Future-Oriented Electrode Achieved by in-situ Generated Tetrahydrofuran-Based Binder

To align with the future trend of all-solid-state batteries, and meet the growing demands for flexible wearable devices, higher standards are required for electrode fabrication. It is imperative to strike a balance between electrochemical performance, particularly at subzero temperatures, and mechanical flexibility, while ensuring compatibility with existing preparation processes. This formidable challenge has been achieved by in-situ generated tetrahydrofuran-based binder to crosslink conventional, as well as binder-free electrodes. This binder inherits the excellent ionic conductivity of tetrahydrofuran at low temperature, and overcomes the long-standing mechanical stability issue of tetrahydrofuran-based polymers.
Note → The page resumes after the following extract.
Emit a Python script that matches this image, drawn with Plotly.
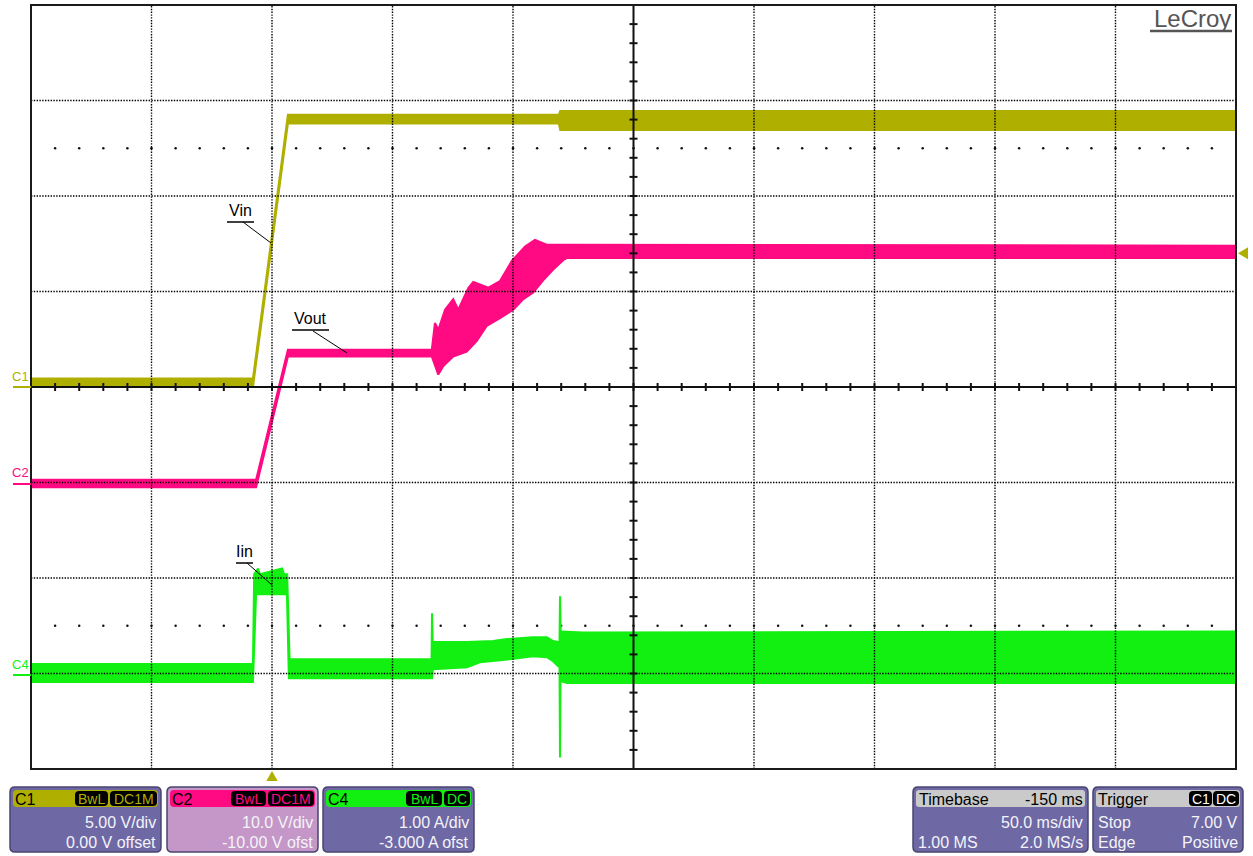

In comparison with the counterpart, the self-generated binder electrode demonstrates a substantial enhancement in capacity retention at 1 C after 100 cycles, with an increase from 74% to over 95%. Notably, even at the temperature as low as − 30°C, the capacity retention remains above 85% after 5000 cycles at a rate of 3 C. This electrode product can meet the stretching and bending requirements of flexible wearable devices, even perfectly resolve the stubborn interface compatibility issue of oxide ceramic solid electrolytes. This work provides a revolutionary approach to electrode preparation that can keep pace with the diverse development of future batteries.